This morning's October non-farm payroll report was a tad weaker than expected on the headline basis, but the report's internals confirm the positive momentum that we have been seeing lately in a number of other economic readings.
I view this report as modestly positive as it adds to the growing list of favorable economic readings that have effectively pushed recession fears to the sidelines. Beyond the U.S. shores, some light appears to have come out of the dark European clouds as well, with the Greek referendum apparently off the table and last week's Euro-zone deal back in play. All of this combined should put the market back on the October trend line before the Greece-inspired fears took hold.
??????The Bureau of Labor Statistics reported the creation of 80K jobs in October, modestly lower than the roughly 90K expectation. Private sector jobs totaled 104K, below the expected 120K level. We also have positive revisions to the prior two months, with 102K in net additions to the originally reported September and August numbers. The unemployment rate ticked down to 9% from 9.1%. Average work week remained unchanged, while average hourly earnings increased 0.2% after increasing at the 0.3% in September.
If we step back from today's October jobs report and scan the broader economic landscape, we see a clear improving trend in economic readings over the last two months after a period of sub-par performance in the summer months. It is becoming obvious now that the U.S. economy lost momentum in the middle part of the year as it faced high oil prices and disruptions resulting from the Japan disaster. The acrimonious debt debate in the summer and the subsequent rating downgrade further damaged confidence in the recovery.
But the economy made a decent turnaround in the third quarter as the restraining effects of those headwinds started to ease. We saw evidence of that not only in the third quarter GDP report, but also in the relatively high frequency measures of industrial production, consumer spending and labor market trends. Today's October jobs report builds on last month's positive reading and is broadly confirmatory of what we have been seeing lately in the weekly Jobless Claims data.
The big-picture takeaway is that the economic recovery is back on track. This is a big improvement relatively to the double-dip recession fears that were so prevalent in August and September. But the reality is that this growth pace will do little to bring down the nation's very high unemployment rate. As welcome as monthly job gains in the 120K vicinity are, they are barely enough to meet the incremental additions to the labor market every month. We need significantly more monthly job additions to bring down the unemployment rate.
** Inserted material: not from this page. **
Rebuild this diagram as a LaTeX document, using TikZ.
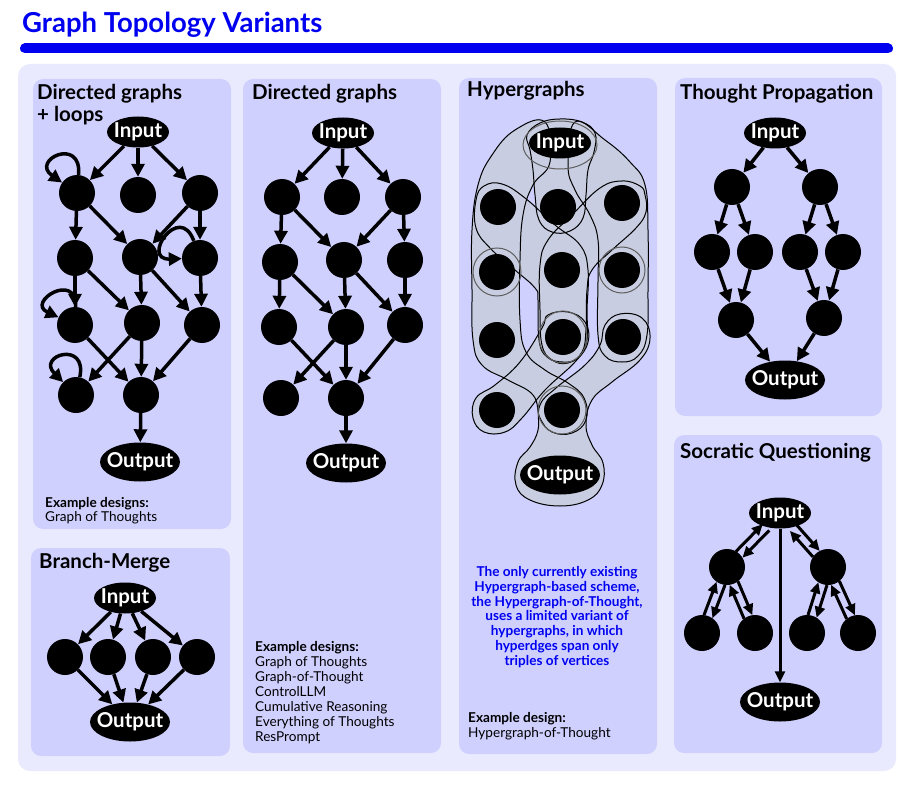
\documentclass[tikz,border=0pt]{standalone}
\usepackage{fontspec}
\setmainfont{Lato}
\usetikzlibrary{arrows.meta,shapes.geometric,calc}
\definecolor{bgouter}{RGB}{234,234,255}
\definecolor{panelc}{RGB}{208,208,255}
\definecolor{ttlblue}{RGB}{0,0,240}
\definecolor{hyperc}{RGB}{200,205,225}
\definecolor{ringc}{RGB}{95,95,95}
\newcommand\twoway[4]{%
  \draw[sarr, shorten <=#3, shorten >=#4] ($(#1)!4.5pt!90:(#2)$) -- ($(#2)!4.5pt!-90:(#1)$);
  \draw[sarr, shorten <=#4, shorten >=#3] ($(#2)!4.5pt!90:(#1)$) -- ($(#1)!4.5pt!-90:(#2)$);
}
\newcommand\hyshapes[2]{%
  % Input - b1 capsule
  \path[#1] plot[smooth cycle, tension=0.7] coordinates {(530,150) (527,135) (540,123) (560,119) (582,122) (595,133) (594,152) (588,170) (586,195) (583,218) (570,231) (552,232) (539,220) (535,195) (533,170)};
  % left band
  \path[#1] plot[smooth cycle, tension=0.7] coordinates {(545,122) (515,130) (492,155) (478,185) (472,230) (472,290) (473,340) (482,365) (508,380) (533,395) (540,418) (552,432) (572,433) (586,420) (584,398) (568,383) (545,370) (526,352) (520,320) (520,260) (523,215) (533,185) (550,162)};
  % right band
  \path[#1] plot[smooth cycle, tension=0.7] coordinates {(575,122) (605,140) (630,162) (645,185) (648,230) (648,290) (647,335) (638,356) (622,362) (605,356) (598,335) (598,280) (598,240) (590,215) (575,190) (568,165)};
  % a1 - b2 - b3
  \path[#1] plot[smooth cycle, tension=0.7] coordinates {(476,200) (484,186) (502,184) (525,198) (555,225) (580,245) (588,270) (587,310) (587,340) (578,358) (563,362) (547,357) (539,340) (538,300) (535,288) (515,270) (490,248) (476,228)};
  % c1 - b2 - b3
  \path[#1] plot[smooth cycle, tension=0.7] coordinates {(645,195) (640,186) (622,181) (600,188) (572,215) (548,240) (540,265) (540,310) (542,345) (552,360) (568,363) (582,352) (586,330) (587,290) (592,270) (612,250) (636,228) (646,212)};
  % b3 - a4
  \path[#1] plot[smooth cycle, tension=0.7] coordinates {(542,328) (548,315) (568,312) (585,322) (588,342) (575,362) (545,390) (522,418) (505,432) (484,432) (473,418) (476,398) (495,385) (520,362)};
  % c3 - b4 - Output
  \path[#1] plot[smooth cycle, tension=0.7] coordinates {(605,325) (620,314) (642,318) (650,338) (640,360) (612,382) (592,400) (586,425) (592,445) (603,463) (602,485) (588,500) (560,506) (530,500) (516,485) (518,462) (530,447) (538,430) (540,405) (556,388) (585,365) (600,345)};
  % rings
  \path[#2] (560,145) ellipse [x radius=37, y radius=24];
  \path[#2] (497,272) circle [radius=24];
  \path[#2] (622,270) circle [radius=23];
  \path[#2] (563,337) ellipse [x radius=24, y radius=26];
  \path[#2] (562,410) circle [radius=24];
}
\begin{document}
\begin{tikzpicture}[x=1pt,y=-1pt,
  panelbox/.style={fill=panelc, rounded corners=10pt},
  vtx/.style={circle, fill=black, minimum size=36pt, inner sep=0pt},
  inp/.style={ellipse, fill=black, text=white, font=\fontsize{20.5}{23}\selectfont\bfseries, minimum width=62pt, minimum height=31pt, inner xsep=-5pt, inner ysep=0pt},
  outp/.style={ellipse, fill=black, text=white, font=\fontsize{20.5}{23}\selectfont\bfseries, minimum width=80pt, minimum height=39pt, inner xsep=-5pt, inner ysep=0pt},
  arr/.style={line width=3.5pt, -{Triangle[length=13pt,width=13pt]}},
  sarr/.style={line width=3pt, -{Triangle[length=11pt,width=10pt]}},
  ptitle/.style={anchor=base west, font=\fontsize{20.5}{23}\selectfont\bfseries, inner sep=0pt},
  small/.style={anchor=base west, font=\fontsize{13.6}{15}\selectfont, inner sep=0pt},
  smallb/.style={anchor=base west, font=\fontsize{13.6}{15}\selectfont\bfseries, inner sep=0pt},
]
\useasboundingbox (0,0) rectangle (920,786);
\fill[white] (0,0) rectangle (920,786);

% title
\node[anchor=base west, inner sep=0pt, text=ttlblue, font=\fontsize{27.5}{31}\selectfont\bfseries] (title) at (22,33) {Graph Topology Variants};
\draw[ttlblue, line width=10pt, line cap=round] (25,48.5) -- (888,48.5);

% backgrounds
\fill[bgouter, rounded corners=12pt] (18,64) rectangle (896,771);
\fill[panelbox] (33,79) rectangle (231,529);
\fill[panelbox] (31,548) rectangle (230,756);
\fill[panelbox] (243,79) rectangle (441,753);
\fill[panelbox] (459,78) rectangle (657,754);
\fill[panelbox] (675,78) rectangle (882,416);
\fill[panelbox] (674,435) rectangle (882,753);

% panel titles
\node[ptitle] (t1a) at (37,100) {Directed graphs};
\node[ptitle] (t1b) at (37,122) {+ loops};
\node[ptitle] (t2) at (39,568) {Branch-Merge};
\node[ptitle] (t3) at (252,100) {Directed graphs};
\node[ptitle] (t4) at (467,97) {Hypergraphs};
\node[ptitle] (t5) at (680,100) {Thought Propagation};
\node[ptitle] (t6) at (680,458) {Socratic Questioning};

% ---------- panel 1: directed graphs + loops ----------
\node[inp] (p1in) at (138,132) {Input};
\node[vtx] (p1a1) at (77,193) {};
\node[vtx] (p1b1) at (138,195) {};
\node[vtx] (p1c1) at (200,193) {};
\node[vtx] (p1a2) at (75,258) {};
\node[vtx] (p1b2) at (140,257) {};
\node[vtx] (p1c2) at (200,258) {};
\node[vtx] (p1a3) at (75,325) {};
\node[vtx] (p1b3) at (142,323) {};
\node[vtx] (p1c3) at (202,325) {};
\node[vtx] (p1a4) at (76,395) {};
\node[vtx] (p1b4) at (141,395) {};
\node[outp] (p1out) at (140,462) {Output};
\draw[arr] (p1in) -- (p1a1);
\draw[arr] (p1in) -- (p1b1);
\draw[arr] (p1in) -- (p1c1);
\draw[arr] (p1a1) -- (p1a2);
\draw[arr] (p1a1) -- (p1b2);
\draw[arr] (p1c1) -- (p1b2);
\draw[arr] (p1c1) -- (p1c2);
\draw[arr] (p1a2) -- (p1a3);
\draw[arr] (p1a2) -- (p1b3);
\draw[arr] (p1b2) -- (p1b3);
\draw[arr] (p1b2) -- (p1c3);
\draw[arr] (p1c2) -- (p1c3);
\draw[arr] (p1a3) -- (p1b4);
\draw[arr] (p1b3) -- (p1a4);
\draw[arr] (p1b3) -- (p1b4);
\draw[arr] (p1c3) -- (p1b4);
\draw[arr] (p1b4) -- (p1out);
\draw[arr] (p1a1) to[out=85,in=145,looseness=5.5] (p1a1);
\draw[arr] (p1c2) to[out=110,in=182,looseness=5] (p1c2);
\draw[arr] (p1a3) to[out=88,in=155,looseness=4.6] (p1a3);
\draw[arr] (p1a4) to[out=78,in=135,looseness=5.6] (p1a4);
\node[smallb] (e1h) at (45,507) {Example designs:};
\node[small] (e1a) at (45,521) {Graph of Thoughts};

% ---------- panel 2: branch-merge ----------
\node[inp] (bmin) at (125,598) {Input};
\node[vtx] (bm1) at (65,657) {};
\node[vtx] (bm2) at (108,657) {};
\node[vtx] (bm3) at (153,657) {};
\node[vtx] (bm4) at (197,657) {};
\node[outp] (bmout) at (130,722) {Output};
\foreach \k in {1,2,3,4} {
  \draw[arr] (bmin) -- (bm\k);
  \draw[arr] (bm\k) -- (bmout);
}

% ---------- panel 3: directed graphs ----------
\node[inp] (p3in) at (343,133) {Input};
\node[vtx] (p3a1) at (282,197) {};
\node[vtx] (p3b1) at (342,197) {};
\node[vtx] (p3c1) at (403,197) {};
\node[vtx] (p3a2) at (280,262) {};
\node[vtx] (p3b2) at (344,260) {};
\node[vtx] (p3c2) at (405,260) {};
\node[vtx] (p3a3) at (279,327) {};
\node[vtx] (p3b3) at (346,327) {};
\node[vtx] (p3c3) at (405,325) {};
\node[vtx] (p3a4) at (281,398) {};
\node[vtx] (p3b4) at (346,398) {};
\node[outp] (p3out) at (346,463) {Output};
\draw[arr] (p3in) -- (p3a1);
\draw[arr] (p3in) -- (p3b1);
\draw[arr] (p3in) -- (p3c1);
\draw[arr] (p3a1) -- (p3a2);
\draw[arr] (p3a1) -- (p3b2);
\draw[arr] (p3c1) -- (p3b2);
\draw[arr] (p3c1) -- (p3c2);
\draw[arr] (p3a2) -- (p3a3);
\draw[arr] (p3a2) -- (p3b3);
\draw[arr] (p3b2) -- (p3b3);
\draw[arr] (p3b2) -- (p3c3);
\draw[arr] (p3c2) -- (p3c3);
\draw[arr] (p3a3) -- (p3b4);
\draw[arr] (p3b3) -- (p3a4);
\draw[arr] (p3b3) -- (p3b4);
\draw[arr] (p3c3) -- (p3b4);
\draw[arr] (p3b4) -- (p3out);
\node[smallb] (e3h) at (255,651) {Example designs:};
\node[small] (e3a) at (255,666) {Graph of Thoughts};
\node[small] (e3b) at (255,681) {Graph-of-Thought};
\node[small] (e3c) at (255,696) {ControlLLM};
\node[small] (e3d) at (255,711) {Cumulative Reasoning};
\node[small] (e3e) at (255,726) {Everything of Thoughts};
\node[small] (e3f) at (255,741) {ResPrompt};

% ---------- panel 4: hypergraphs ----------
\hyshapes{fill=hyperc}{fill=hyperc}
\hyshapes{draw=black, line width=1pt}{draw=ringc, line width=1pt}
\node[inp] (hgin) at (560,143) {Input};
\node[vtx] (hga1) at (498,207) {};
\node[vtx] (hgb1) at (558,207) {};
\node[vtx] (hgc1) at (622,203) {};
\node[vtx] (hga2) at (497,272) {};
\node[vtx] (hgb2) at (562,270) {};
\node[vtx] (hgc2) at (622,270) {};
\node[vtx] (hga3) at (497,340) {};
\node[vtx] (hgb3) at (563,337) {};
\node[vtx] (hgc3) at (623,337) {};
\node[vtx] (hga4) at (497,410) {};
\node[vtx] (hgb4) at (562,410) {};
\node[outp] (hgout) at (560,475) {Output};
\node[align=center, text=ttlblue, font=\fontsize{13.6}{14.8}\selectfont\bfseries, inner sep=0pt] (note) at (557,617) {The only currently existing\\Hypergraph-based scheme,\\the Hypergraph-of-Thought,\\uses a limited variant of\\hypergraphs, in which\\hyperdges span only\\triples of vertices};
\node[smallb] (e4h) at (468,722) {Example design:};
\node[small] (e4a) at (468,737) {Hypergraph-of-Thought};

% ---------- panel 5: thought propagation ----------
\node[inp] (tpin) at (775,133) {Input};
\node[vtx] (tpa) at (732,187) {};
\node[vtx] (tpb) at (820,187) {};
\node[vtx] (tp1) at (712,252) {};
\node[vtx] (tp2) at (755,252) {};
\node[vtx] (tp3) at (800,252) {};
\node[vtx] (tp4) at (843,252) {};
\node[vtx] (tpx) at (736,320) {};
\node[vtx] (tpy) at (824,318) {};
\node[outp] (tpout) at (785,380) {Output};
\draw[arr] (tpin) -- (tpa);
\draw[arr] (tpin) -- (tpb);
\draw[arr] (tpa) -- (tp1);
\draw[arr] (tpa) -- (tp2);
\draw[arr] (tpb) -- (tp3);
\draw[arr] (tpb) -- (tp4);
\draw[arr] (tp1) -- (tpx);
\draw[arr] (tp2) -- (tpx);
\draw[arr] (tp3) -- (tpy);
\draw[arr] (tp4) -- (tpy);
\draw[arr] (tpx) -- (tpout);
\draw[arr] (tpy) -- (tpout);

% ---------- panel 6: socratic questioning ----------
\node[inp] (sqin) at (780,513) {Input};
\node[vtx] (sqm1) at (727,567) {};
\node[vtx] (sqm2) at (828,567) {};
\node[vtx] (sq1) at (702,633) {};
\node[vtx] (sq2) at (755,633) {};
\node[vtx] (sq3) at (807,633) {};
\node[vtx] (sq4) at (858,633) {};
\node[outp] (sqout) at (780,702) {Output};
\twoway{sqin}{sqm1}{20pt}{17.5pt}
\twoway{sqin}{sqm2}{20pt}{17.5pt}
\twoway{sqm1}{sq1}{17.5pt}{17.5pt}
\twoway{sqm1}{sq2}{17.5pt}{17.5pt}
\twoway{sqm2}{sq3}{17.5pt}{17.5pt}
\twoway{sqm2}{sq4}{17.5pt}{17.5pt}
\draw[sarr] (sqin) -- (sqout);
\end{tikzpicture}
\end{document}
In corporate news, Groupon (GRPN) shares make their public debut today after the company successfully priced its IPO at $20 a share late Thursday, above the expected $16-$18 range of just a few days back. This gives the company a market value of approximately $13 billion. On the earnings front, we had better-than-expected results from Starbucks (SBUX) after the close on Thursday. The company also announced a 31% dividend hike and added to its existing buyback program.